Beyond that, Mithril is just a metal. It’s a precious and rare metal, but it doesn’t have the magical power the show pre-supposes. What it does have is the ability to be a magical conduit, which is why Celebrimbor used it in the magical lock of the doors to Moria.
So the argument that King Durin is proposing to his son seems like a dangerous and backward-thinking proposition, but it’s spot on (at least in the show’s reality).
He tells his son, “The Fate of the Elves was decided many ages ago. By minds much wiser, much farther seeing than our own. Defy their will, and this entire kingdom might fall.

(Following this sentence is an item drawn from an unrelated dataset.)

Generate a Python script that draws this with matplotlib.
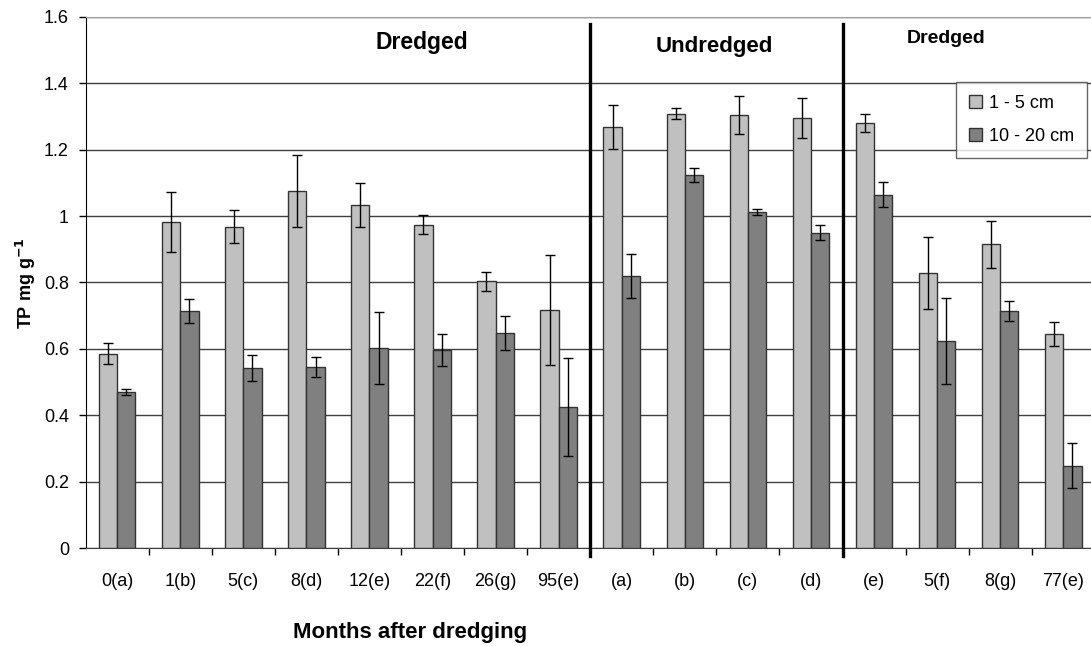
import matplotlib.pyplot as plt
import numpy as np

plt.rcParams['font.family'] = ['Liberation Sans', 'DejaVu Sans']

# TP content of sediment per site, two depth layers
labels = ['0(a)', '1(b)', '5(c)', '8(d)', '12(e)', '22(f)', '26(g)', '95(e)',
          '(a)', '(b)', '(c)', '(d)',
          '(e)', '5(f)', '8(g)', '77(e)']
top_layer = [0.585, 0.982, 0.968, 1.076, 1.033, 0.974, 0.804, 0.717,
             1.269, 1.309, 1.305, 1.295,
             1.280, 0.829, 0.915, 0.645]
top_err = [0.032, 0.090, 0.050, 0.108, 0.067, 0.028, 0.029, 0.167,
           0.066, 0.017, 0.058, 0.061,
           0.028, 0.108, 0.071, 0.035]
deep_layer = [0.470, 0.714, 0.543, 0.546, 0.603, 0.597, 0.648, 0.425,
              0.820, 1.125, 1.012, 0.950,
              1.065, 0.624, 0.714, 0.248]
deep_err = [0.010, 0.037, 0.039, 0.030, 0.108, 0.048, 0.051, 0.149,
            0.066, 0.021, 0.010, 0.023,
            0.037, 0.129, 0.031, 0.068]

fig = plt.figure(figsize=(10.91, 6.46), dpi=100)
ax = fig.add_axes([0.0785, 0.1517, 0.925, 0.822])

x = np.arange(len(labels))
w = 0.29
err_kw = dict(ecolor='black', elinewidth=1, capsize=3.5, capthick=1)
ax.bar(x - w / 2, top_layer, w, yerr=top_err, color='#c0c0c0',
       edgecolor='#333333', linewidth=1, label='1 - 5 cm', error_kw=err_kw, zorder=3)
ax.bar(x + w / 2, deep_layer, w, yerr=deep_err, color='#808080',
       edgecolor='#333333', linewidth=1, label='10 - 20 cm', error_kw=err_kw, zorder=3)

ax.set_xlim(-0.5, len(labels) - 0.5)
ax.set_ylim(0, 1.6)
yt = np.arange(0, 1.61, 0.2)
ax.set_yticks(yt)
ax.set_yticklabels(['%g' % round(v, 1) for v in yt], fontsize=13)
ax.set_xticks(x)
ax.set_xticklabels(labels, fontsize=13)
ax.set_xticks(np.arange(0.5, len(labels) - 1, 1), minor=True)
ax.tick_params(axis='x', which='major', length=0, pad=18)
ax.tick_params(axis='x', which='minor', length=5, width=1, direction='out')
ax.tick_params(axis='y', length=5, width=1, direction='out', pad=7)

ax.yaxis.grid(True, color='#404040', linewidth=1)
ax.set_axisbelow(True)
ax.spines['right'].set_visible(False)
ax.spines['top'].set_color('#a0a0a0')
ax.spines['left'].set_color('black')
ax.spines['bottom'].set_color('#404040')

# separators between site groups
for xs in (7.5, 11.5):
    ax.plot([xs, xs], [-0.025, 1.58], color='black', linewidth=2.4,
            clip_on=False, zorder=4)

ax.text(4.83, 1.524, 'Dredged', fontsize=16.5, fontweight='bold', ha='center', va='center')
ax.text(9.46, 1.512, 'Undredged', fontsize=16, fontweight='bold', ha='center', va='center')
ax.text(13.15, 1.536, 'Dredged', fontsize=14, fontweight='bold', ha='center', va='center')

leg = ax.legend(loc='upper right', bbox_to_anchor=(0.996, 0.873),
                bbox_transform=fig.transFigure, fontsize=13,
                frameon=True, fancybox=False, edgecolor='#404040',
                handlelength=0.7, handleheight=0.7, handletextpad=0.4,
                labelspacing=0.9, borderpad=0.7, borderaxespad=0)
leg.get_frame().set_linewidth(1)

fig.text(0.024, 0.562, 'TP mg g$^{\\mathbf{-1}}$', rotation=90, fontsize=13,
         fontweight='bold', ha='center', va='center')
fig.text(0.376, 0.021, 'Months after dredging', fontsize=16, fontweight='bold',
         ha='center', va='center')

fig.savefig('out.png', dpi=100)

Perhaps the entire Middle-earth.”
He is alluding to the Valar and how the deeper the Dwarves delve, the more danger they can bring upon themselves. In fact, one of the most well-known Balrogs was named Durin’s Bane.
If you remember Peter Jackson’s movies, there is a scene right before the Balrog comes out, and Gandalf says that the Dwarves delve too deep, in their greed. This anticipation of the Balrog is what the showrunners are trying to set up.
There are two other plotlines the show covers, and neither has any basis in Tolkien’s works, just the vague understanding of what might be happening behind and between the pages, with some outright falsehoods along the way.
Let’s get the falsehoods out of the way first, shall we?
Galadriel and Theo are speaking one night on their trek to find survivors of the volcanic explosion. Galadriel tells Theo that she lost her brother Finrod and her husband Celeborn to Sauron. There is no truth in these statements; her story of how she met Celeborn is convoluted with the tale of Beren and Lúthien. That is the story of Lúthien dancing in a meadow and Beren coming upon her, not how Galadriel meets Celeborn. To top that off, Celeborn doesn’t die; we see him in Fellowship of the Rings, so I’m not sure what they are trying to prove here.
In addition, Finrod died in the battle against the Dark Lord, but not the Dark Lord you might think. Finrod had one of the most epic battles told in The Silmarillion when he fought Morgoth, the fallen Valar and Sauron’s master. Sauron had nothing to do with Finrod’s death, so it seems strange that they would purposefully change history instead of just skewing it in their favor.
We also follow along with the Southlanders as they all come together, and we learn of Isildur’s death…which never happens in the book. Isildur’s closest brush with death comes when he steals the fruit from Nimloth, the tree of the Valar, when he still lived on Númenor, and even then, he is never considered dead.
Beyond these blatant changes, however, they do show what happened in history. The Southlands became Mordor, just not in the way the showrunners are proposing. Sadly, we don’t get to see Isildur and his brother develop the great cities of Middle-earth and bypass everything to get some fake fan service, but these are differing mediums, so I guess beggars can’t be choosers. You either get screen time in the Second age or don’t.
The last portion I would like to mention is the powerful magical strangers who come across the halflings. There is much mention that this is Sauron, but I don’t think that’s the case. Instead, I think this may be a younger version of Saruman or one of the other Istari.
Sauron didn’t travel in a group. Indeed he was famously solitary and did not need to mess with halflings. But then again, they have changed many other things, so let’s see where the ride takes us.